PROBLEM TO WORK ON: What number of lines hold the word "this"? State that number and nothing besides.

☆ ☆ ☆ ☆ ☆

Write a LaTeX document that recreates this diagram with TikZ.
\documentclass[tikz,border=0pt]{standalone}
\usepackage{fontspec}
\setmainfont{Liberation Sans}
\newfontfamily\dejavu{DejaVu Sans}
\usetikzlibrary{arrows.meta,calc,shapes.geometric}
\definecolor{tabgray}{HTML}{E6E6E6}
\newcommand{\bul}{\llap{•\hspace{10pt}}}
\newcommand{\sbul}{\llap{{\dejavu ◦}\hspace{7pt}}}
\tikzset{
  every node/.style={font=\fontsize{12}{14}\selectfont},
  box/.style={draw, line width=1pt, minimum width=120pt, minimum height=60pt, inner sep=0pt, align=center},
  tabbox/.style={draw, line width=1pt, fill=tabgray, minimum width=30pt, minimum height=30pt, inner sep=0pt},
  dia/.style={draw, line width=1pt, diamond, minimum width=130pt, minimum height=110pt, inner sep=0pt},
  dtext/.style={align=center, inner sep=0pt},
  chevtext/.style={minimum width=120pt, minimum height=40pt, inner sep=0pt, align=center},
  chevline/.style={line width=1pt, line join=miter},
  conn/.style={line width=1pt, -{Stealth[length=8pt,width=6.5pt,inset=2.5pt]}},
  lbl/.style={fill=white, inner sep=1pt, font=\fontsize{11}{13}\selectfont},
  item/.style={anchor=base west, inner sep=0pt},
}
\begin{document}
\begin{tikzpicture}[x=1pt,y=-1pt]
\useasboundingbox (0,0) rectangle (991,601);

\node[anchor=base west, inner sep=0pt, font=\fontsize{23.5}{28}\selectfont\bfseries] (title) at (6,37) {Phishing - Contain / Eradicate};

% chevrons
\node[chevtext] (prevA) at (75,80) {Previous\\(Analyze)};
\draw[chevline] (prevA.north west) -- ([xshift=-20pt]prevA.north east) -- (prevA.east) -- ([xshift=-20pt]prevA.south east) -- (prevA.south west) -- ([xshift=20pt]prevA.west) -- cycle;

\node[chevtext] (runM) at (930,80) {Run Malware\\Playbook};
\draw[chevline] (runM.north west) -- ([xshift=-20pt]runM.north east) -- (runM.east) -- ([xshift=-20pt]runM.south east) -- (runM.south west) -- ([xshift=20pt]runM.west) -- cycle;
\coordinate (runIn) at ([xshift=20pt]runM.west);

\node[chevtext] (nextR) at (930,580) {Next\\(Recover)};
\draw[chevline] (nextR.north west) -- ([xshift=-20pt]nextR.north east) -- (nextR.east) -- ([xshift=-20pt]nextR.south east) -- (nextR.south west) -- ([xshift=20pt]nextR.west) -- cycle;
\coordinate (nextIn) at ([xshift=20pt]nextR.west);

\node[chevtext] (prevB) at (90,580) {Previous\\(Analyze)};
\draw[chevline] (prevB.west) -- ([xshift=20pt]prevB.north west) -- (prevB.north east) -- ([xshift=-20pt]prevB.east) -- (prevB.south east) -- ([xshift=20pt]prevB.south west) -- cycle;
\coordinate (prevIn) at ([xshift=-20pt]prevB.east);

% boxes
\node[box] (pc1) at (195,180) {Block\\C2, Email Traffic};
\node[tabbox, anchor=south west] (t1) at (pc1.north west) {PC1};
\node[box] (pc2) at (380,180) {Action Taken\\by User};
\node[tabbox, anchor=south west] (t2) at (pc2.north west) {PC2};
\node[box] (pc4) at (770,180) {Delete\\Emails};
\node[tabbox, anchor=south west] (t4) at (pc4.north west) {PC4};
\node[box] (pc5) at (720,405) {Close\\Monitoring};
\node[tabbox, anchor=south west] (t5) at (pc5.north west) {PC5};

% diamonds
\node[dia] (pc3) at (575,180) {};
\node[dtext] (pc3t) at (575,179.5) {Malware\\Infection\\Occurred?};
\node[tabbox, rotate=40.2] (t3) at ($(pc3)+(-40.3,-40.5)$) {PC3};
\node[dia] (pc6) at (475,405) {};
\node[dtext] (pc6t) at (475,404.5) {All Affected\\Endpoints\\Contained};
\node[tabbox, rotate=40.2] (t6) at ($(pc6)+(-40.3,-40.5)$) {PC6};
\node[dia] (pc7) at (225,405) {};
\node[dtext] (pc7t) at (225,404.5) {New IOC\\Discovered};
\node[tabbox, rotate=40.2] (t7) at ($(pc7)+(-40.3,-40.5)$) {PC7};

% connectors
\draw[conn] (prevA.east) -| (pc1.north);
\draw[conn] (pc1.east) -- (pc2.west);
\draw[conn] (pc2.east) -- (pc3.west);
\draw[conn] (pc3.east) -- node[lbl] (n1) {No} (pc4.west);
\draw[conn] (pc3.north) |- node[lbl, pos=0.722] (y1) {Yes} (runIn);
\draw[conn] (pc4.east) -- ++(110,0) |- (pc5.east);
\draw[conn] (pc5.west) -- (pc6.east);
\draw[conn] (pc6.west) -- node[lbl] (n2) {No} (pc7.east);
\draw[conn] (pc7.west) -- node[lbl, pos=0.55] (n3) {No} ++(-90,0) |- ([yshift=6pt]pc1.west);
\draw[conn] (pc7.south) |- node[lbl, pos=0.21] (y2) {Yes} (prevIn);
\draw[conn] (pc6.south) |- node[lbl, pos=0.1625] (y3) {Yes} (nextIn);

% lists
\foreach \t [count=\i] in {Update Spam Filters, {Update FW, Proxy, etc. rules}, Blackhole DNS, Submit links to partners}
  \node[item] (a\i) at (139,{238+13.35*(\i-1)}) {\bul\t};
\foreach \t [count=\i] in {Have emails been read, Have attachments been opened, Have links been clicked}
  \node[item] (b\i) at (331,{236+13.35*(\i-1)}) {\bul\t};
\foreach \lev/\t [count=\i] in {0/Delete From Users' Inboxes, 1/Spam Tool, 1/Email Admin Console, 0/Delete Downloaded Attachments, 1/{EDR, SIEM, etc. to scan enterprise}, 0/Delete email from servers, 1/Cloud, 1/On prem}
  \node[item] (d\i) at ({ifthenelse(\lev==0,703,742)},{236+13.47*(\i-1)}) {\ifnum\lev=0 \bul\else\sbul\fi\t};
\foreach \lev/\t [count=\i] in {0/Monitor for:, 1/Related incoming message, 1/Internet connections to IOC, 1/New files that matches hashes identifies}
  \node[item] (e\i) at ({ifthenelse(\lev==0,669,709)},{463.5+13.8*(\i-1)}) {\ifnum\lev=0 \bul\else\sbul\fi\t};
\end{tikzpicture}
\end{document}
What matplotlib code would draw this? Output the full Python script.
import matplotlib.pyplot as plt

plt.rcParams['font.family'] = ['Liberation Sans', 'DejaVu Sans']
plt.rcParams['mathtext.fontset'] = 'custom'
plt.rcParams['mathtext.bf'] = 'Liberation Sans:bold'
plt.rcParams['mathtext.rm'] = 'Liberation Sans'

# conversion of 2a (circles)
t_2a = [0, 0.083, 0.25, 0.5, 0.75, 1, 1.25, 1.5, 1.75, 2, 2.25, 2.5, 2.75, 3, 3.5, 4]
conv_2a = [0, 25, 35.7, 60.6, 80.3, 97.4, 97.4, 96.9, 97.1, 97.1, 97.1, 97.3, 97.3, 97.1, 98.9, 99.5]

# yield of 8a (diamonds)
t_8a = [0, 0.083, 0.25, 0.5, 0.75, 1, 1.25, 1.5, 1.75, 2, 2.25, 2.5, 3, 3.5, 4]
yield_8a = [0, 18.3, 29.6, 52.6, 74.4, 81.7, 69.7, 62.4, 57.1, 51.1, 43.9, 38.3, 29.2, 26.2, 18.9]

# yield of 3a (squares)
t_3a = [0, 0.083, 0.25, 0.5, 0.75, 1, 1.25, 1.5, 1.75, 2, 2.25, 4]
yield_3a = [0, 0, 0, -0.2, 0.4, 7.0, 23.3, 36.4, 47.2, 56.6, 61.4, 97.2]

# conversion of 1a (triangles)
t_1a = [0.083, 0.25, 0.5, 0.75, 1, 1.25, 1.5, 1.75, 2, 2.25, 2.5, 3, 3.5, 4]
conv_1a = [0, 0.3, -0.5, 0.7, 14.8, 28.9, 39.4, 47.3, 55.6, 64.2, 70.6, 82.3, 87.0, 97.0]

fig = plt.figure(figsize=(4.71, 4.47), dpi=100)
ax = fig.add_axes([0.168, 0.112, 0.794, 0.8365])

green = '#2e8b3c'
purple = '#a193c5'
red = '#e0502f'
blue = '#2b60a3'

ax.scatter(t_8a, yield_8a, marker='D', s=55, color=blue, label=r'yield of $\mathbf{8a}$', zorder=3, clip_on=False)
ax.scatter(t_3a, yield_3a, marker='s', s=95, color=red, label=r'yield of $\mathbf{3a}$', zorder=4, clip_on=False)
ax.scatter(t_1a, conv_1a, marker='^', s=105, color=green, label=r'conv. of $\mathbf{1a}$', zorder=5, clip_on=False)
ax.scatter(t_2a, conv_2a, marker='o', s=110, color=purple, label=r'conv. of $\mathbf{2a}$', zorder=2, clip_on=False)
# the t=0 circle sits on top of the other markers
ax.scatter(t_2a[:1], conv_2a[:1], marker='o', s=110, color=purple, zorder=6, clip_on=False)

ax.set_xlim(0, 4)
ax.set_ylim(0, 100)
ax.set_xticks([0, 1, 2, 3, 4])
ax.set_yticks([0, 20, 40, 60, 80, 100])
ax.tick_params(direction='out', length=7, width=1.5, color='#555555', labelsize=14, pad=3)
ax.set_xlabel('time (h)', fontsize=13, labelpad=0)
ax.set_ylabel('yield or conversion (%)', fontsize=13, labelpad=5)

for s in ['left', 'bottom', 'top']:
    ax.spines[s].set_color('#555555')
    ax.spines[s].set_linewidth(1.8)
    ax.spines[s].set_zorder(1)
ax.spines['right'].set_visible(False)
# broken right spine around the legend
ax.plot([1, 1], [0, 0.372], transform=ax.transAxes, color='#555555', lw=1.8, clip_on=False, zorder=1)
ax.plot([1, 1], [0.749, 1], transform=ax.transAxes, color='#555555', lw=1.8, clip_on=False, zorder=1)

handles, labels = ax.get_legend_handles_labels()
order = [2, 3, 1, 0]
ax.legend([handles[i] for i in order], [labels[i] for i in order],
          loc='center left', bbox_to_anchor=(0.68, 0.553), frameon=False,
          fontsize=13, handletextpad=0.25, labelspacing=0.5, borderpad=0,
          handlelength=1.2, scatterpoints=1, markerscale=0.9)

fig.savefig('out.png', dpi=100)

☆ ☆ ☆ ☆ ☆

RESULT OF THE EXERCISE: 2